**Set task:** Without the pictures, extract every line from the start of the material to the line containing "var X_PCT_DBH = 17;", both ends included.

++++

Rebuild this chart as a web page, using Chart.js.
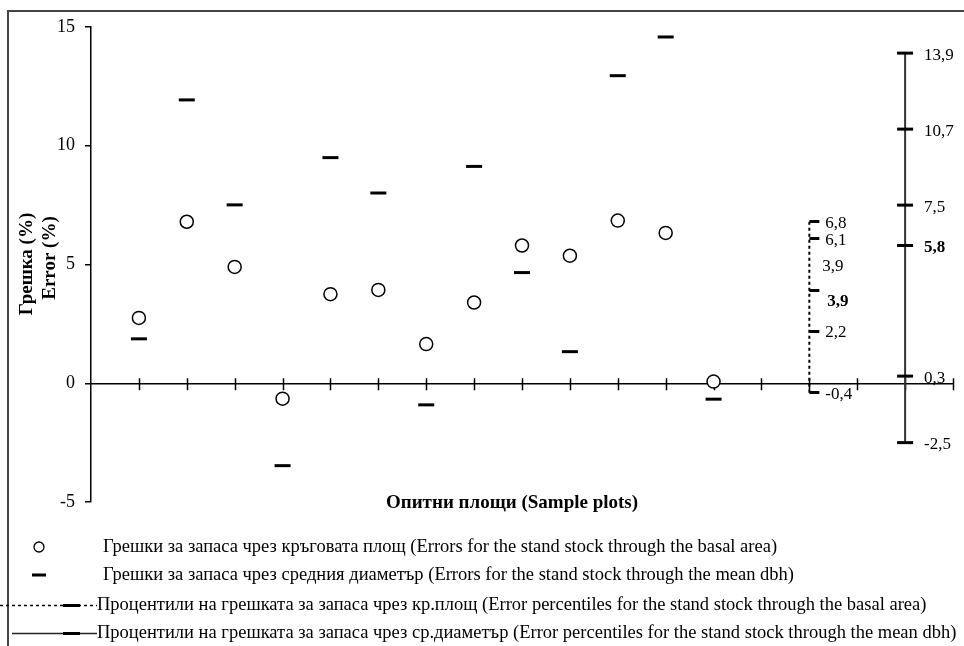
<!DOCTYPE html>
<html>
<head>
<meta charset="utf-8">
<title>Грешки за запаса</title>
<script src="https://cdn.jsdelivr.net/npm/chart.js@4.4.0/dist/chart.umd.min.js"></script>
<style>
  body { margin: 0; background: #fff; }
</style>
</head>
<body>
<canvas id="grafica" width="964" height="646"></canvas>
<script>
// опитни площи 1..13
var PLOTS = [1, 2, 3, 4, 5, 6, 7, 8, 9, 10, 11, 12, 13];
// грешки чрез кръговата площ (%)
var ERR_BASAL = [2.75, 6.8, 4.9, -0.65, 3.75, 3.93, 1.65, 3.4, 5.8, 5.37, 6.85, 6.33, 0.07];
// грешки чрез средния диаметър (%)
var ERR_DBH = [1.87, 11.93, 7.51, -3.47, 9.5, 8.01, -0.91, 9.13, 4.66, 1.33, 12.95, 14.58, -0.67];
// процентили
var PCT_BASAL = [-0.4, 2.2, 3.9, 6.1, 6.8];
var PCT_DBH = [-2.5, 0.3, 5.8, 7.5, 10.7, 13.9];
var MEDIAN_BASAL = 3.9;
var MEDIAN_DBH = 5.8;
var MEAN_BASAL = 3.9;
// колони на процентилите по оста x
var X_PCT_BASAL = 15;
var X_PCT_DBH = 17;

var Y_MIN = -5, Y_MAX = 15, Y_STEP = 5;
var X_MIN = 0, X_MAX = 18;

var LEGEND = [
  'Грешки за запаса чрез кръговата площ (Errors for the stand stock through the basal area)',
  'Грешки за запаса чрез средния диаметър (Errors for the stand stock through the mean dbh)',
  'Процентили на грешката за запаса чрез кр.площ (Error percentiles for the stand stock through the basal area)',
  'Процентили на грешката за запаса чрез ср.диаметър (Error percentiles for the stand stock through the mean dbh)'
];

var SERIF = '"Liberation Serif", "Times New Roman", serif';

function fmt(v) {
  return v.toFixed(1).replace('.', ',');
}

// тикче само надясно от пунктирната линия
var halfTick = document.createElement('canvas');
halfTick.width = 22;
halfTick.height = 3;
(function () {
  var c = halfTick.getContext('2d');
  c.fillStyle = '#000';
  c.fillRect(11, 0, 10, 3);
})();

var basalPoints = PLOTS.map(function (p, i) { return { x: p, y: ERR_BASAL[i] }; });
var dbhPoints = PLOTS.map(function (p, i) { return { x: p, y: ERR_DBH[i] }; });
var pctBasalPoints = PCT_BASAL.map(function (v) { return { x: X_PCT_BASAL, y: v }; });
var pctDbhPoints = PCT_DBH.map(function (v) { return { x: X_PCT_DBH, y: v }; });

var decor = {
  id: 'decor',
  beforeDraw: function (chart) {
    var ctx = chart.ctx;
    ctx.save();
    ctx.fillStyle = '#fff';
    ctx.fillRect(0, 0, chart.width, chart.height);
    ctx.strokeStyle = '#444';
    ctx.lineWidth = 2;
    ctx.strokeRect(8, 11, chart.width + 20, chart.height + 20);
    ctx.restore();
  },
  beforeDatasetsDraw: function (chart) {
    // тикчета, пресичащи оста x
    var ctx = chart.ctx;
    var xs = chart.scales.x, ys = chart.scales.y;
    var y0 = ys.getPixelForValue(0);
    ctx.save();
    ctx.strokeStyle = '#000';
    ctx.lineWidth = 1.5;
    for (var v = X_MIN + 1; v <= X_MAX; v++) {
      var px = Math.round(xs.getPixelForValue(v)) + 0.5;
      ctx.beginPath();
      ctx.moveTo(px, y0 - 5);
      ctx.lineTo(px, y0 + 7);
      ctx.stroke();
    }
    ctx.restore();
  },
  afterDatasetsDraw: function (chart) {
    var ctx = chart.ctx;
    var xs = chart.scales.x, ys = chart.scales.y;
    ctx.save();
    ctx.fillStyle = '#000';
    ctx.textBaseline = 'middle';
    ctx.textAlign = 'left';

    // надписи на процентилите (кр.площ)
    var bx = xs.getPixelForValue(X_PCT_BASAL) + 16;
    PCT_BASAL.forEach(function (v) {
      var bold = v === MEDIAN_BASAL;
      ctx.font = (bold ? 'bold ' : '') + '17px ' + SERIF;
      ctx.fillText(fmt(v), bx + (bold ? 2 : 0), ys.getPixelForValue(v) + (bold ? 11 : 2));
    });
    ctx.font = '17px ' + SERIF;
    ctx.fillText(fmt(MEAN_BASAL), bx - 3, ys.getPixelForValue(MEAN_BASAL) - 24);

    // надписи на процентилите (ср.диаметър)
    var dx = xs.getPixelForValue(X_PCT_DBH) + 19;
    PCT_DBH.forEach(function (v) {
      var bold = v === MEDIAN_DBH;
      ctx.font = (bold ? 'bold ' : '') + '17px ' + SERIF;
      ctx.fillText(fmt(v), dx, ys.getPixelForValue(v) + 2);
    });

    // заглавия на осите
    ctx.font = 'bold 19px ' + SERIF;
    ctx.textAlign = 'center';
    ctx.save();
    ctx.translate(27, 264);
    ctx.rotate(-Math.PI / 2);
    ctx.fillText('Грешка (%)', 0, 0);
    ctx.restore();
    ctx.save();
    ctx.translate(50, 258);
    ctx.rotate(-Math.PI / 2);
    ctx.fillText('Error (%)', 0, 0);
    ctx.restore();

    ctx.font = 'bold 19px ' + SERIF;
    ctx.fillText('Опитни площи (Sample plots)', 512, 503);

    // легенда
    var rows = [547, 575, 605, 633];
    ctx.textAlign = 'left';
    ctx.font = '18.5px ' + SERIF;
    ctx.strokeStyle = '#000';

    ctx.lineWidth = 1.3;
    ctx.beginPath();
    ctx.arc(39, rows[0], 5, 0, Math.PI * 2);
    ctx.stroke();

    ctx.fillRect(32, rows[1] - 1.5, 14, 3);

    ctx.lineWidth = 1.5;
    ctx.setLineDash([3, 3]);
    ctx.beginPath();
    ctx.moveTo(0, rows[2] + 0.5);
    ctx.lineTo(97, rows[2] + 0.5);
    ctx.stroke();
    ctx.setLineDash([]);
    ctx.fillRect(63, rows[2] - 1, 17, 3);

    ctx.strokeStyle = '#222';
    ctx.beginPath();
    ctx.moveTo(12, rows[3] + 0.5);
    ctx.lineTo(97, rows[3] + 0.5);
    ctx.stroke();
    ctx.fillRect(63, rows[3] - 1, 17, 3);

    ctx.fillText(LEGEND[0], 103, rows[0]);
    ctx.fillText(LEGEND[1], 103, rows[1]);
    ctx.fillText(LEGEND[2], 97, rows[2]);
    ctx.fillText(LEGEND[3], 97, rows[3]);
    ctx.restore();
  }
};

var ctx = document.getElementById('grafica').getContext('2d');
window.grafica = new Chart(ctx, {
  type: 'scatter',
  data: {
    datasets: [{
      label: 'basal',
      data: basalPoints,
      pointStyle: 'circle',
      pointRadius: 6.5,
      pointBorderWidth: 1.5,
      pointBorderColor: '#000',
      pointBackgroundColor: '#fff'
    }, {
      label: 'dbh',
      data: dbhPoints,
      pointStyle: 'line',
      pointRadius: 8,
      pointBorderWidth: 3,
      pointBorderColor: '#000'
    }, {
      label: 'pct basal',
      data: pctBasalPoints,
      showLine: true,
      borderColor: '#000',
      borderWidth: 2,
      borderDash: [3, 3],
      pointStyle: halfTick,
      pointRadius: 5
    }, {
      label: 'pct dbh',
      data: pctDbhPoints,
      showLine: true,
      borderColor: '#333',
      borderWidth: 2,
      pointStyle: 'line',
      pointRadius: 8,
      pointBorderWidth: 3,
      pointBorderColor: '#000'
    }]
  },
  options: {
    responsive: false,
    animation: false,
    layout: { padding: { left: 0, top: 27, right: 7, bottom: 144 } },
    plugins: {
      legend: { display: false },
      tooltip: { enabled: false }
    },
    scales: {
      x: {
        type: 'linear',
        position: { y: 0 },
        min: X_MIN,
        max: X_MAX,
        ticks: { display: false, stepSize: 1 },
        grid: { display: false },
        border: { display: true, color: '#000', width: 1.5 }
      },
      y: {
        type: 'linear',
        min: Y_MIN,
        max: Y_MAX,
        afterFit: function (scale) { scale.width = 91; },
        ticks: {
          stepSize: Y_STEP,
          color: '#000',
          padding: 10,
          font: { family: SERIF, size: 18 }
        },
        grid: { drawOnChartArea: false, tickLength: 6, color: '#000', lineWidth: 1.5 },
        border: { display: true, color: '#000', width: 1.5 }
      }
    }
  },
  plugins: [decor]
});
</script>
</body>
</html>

++++

**Solved exercise:**
Rebuild this chart as a web page, using Chart.js.
<!DOCTYPE html>
<html>
<head>
<meta charset="utf-8">
<title>Грешки за запаса</title>
<script src="https://cdn.jsdelivr.net/npm/chart.js@4.4.0/dist/chart.umd.min.js"></script>
<style>
  body { margin: 0; background: #fff; }
</style>
</head>
<body>
<canvas id="grafica" width="964" height="646"></canvas>
<script>
// опитни площи 1..13
var PLOTS = [1, 2, 3, 4, 5, 6, 7, 8, 9, 10, 11, 12, 13];
// грешки чрез кръговата площ (%)
var ERR_BASAL = [2.75, 6.8, 4.9, -0.65, 3.75, 3.93, 1.65, 3.4, 5.8, 5.37, 6.85, 6.33, 0.07];
// грешки чрез средния диаметър (%)
var ERR_DBH = [1.87, 11.93, 7.51, -3.47, 9.5, 8.01, -0.91, 9.13, 4.66, 1.33, 12.95, 14.58, -0.67];
// процентили
var PCT_BASAL = [-0.4, 2.2, 3.9, 6.1, 6.8];
var PCT_DBH = [-2.5, 0.3, 5.8, 7.5, 10.7, 13.9];
var MEDIAN_BASAL = 3.9;
var MEDIAN_DBH = 5.8;
var MEAN_BASAL = 3.9;
// колони на процентилите по оста x
var X_PCT_BASAL = 15;
var X_PCT_DBH = 17;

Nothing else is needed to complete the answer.